Porque, y quizás esto sea lo peor, es una película sobre Napoleón en la que no aparece su presunto protagonista, solo una caricatura interpretada –es un decir– por la máscara de un Joaquin Phoenix que crea un híbrido al que se podría llamar Napojoker. Apenas aparece el estratega genial, no aparece el político, no se dice una palabra sobre el contradictorio ciudadano hijo de la revolución que se proclamó emperador, sobre el igualmente contradictorio y sanguinario dictador que a la vez expandió los ideales de la Ilustración y los logros de la revolución por toda Europa mientras saqueaba sus tesoros artísticos (cuestión ignorada por la película, según la cual no puso un pie ni en Italia ni en España) y sobre el nepotista que sentó a su hermano José en los tronos de España y Nápoles, a su hermano Jerónimo en el de Westfalia y nombró Gran Duquesa de Toscana a su hermana Elisa. Una película no es una tesis de historia y el cine puede permitirse cuantas libertades creativas quiera. Pero algo de lo que justifica la importancia histórica del personaje debe aparecer, cosa que aquí no sucede. También se puede optar –como puso de moda La vida privada de Enrique VIII– por hacer un retrato íntimo y desmitificador de un personaje histórico. Pero eso tampoco aparece en la película (salvo que la intimidad se entienda como coitos mecánicos o hacer una caidita de Roma bajo una mesa).

Si no se pasan por la película ni el estadista, ni el ideólogo, ni el nepotista, ni el coleccionista de arte, ni el complejo y contradictorio ser humano, ¿quién lo hace? Un muñeco con bicornio y gesto del Joker (conste que Phoenix es un buen actor, pero está mal dirigido y no da el perfil para el personaje) que no va más allá de parecer un grosero chusquero ascendido a emperador que protagoniza estampas mal hilvanadas desde su ascenso durante la revolución a su muerte en Elba, es decir, desde 1773 a 1821. Porque además de la tosquedad de la dirección de Scott –que nunca se ha enterado de que la épica en cine la crea la posición de la cámara definiendo el plano y no la cantidad de gente que se meta en él– la película sufre en sus cimientos el pésimo guión de David Scarpa que fracasa estrepitosamente al intentar meter 48 años de la vida de un personaje que –sin incurrir en la superada teoría del gran hombre– fue clave en el tránsito de la Edad Moderna a la Contemporánea en dos horas y media de metraje. Dando, además, gran protagonismo a su relación con Josefina (reduciendo al mínimo a Eleonore Duelle y a María Luisa de Austria y haciendo desaparecer a la Desirée que interpretó Jean Simmons con Brando y a la mucho más importante María Walewska que interpretó Greta Garbo con Charles Boyer).
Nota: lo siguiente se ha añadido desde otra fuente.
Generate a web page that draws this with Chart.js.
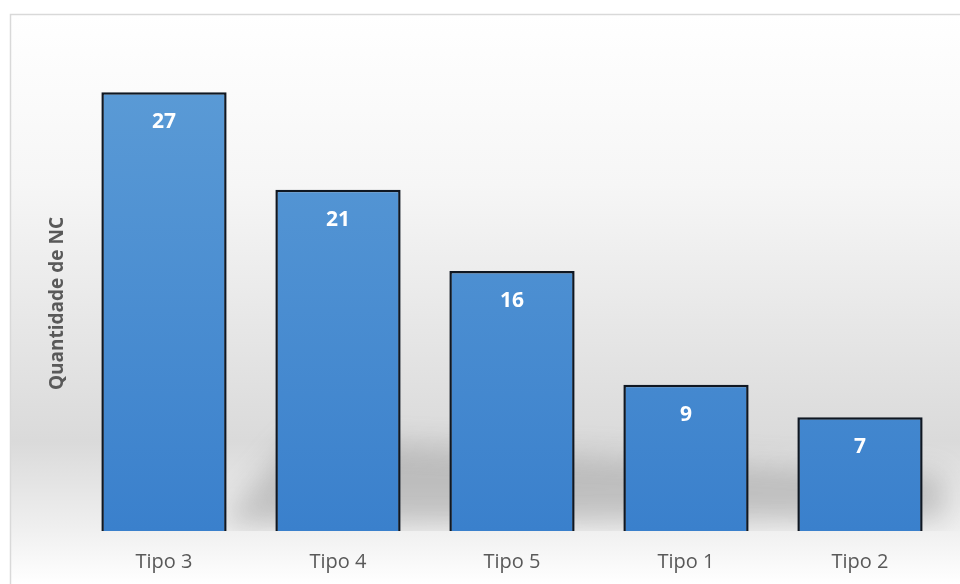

El guión de Scarpa plantea la película como una serie de postales bélicas –Tolon, Egipto, Borodino, Austerlitz, Moscú, Waterloo– entre las que se entremeten postales subidas de tono –coitos, cuernos, fetichismo, obsesión– en las que Napoleón sale peor parado como amante que en Waterloo ante Wellington, con algún fallido intento de tableau vivant como la no lograda escena de la coronación imperial.

Para colmo de males Josefina, es decir Vanessa Kirby (popular por sus apariciones en entregas de Fast & Furious y Misión imposible o por su papel de Margarita en The Crown, prestigiada por Fragmentos de una mujer o El mundo que viene), le roba la película al Napojoker de Phoenix con una interpretación llena de sentido del humor, descaro, cálculo y un puntito de emotividad que pone algo de gracia a la retórica y conservadora –que no clásica– puesta en imagen de Scott, de la que solo se puede destacar algún detalle visual como el hundimiento de las tropas rusas en las aguas bajo el hielo.

Produce melancolía que sea mucho más antigua que el Napoleón de Gance que está a punto de cumplir un siglo, que las escenas de batallas con facilidades digitales queden muy por debajo de las del Waterloo de Bondarchuk que movilizaron miles de extras reales o pensar en el non nato Napoleón para el que nunca encontró financiación Kubrick.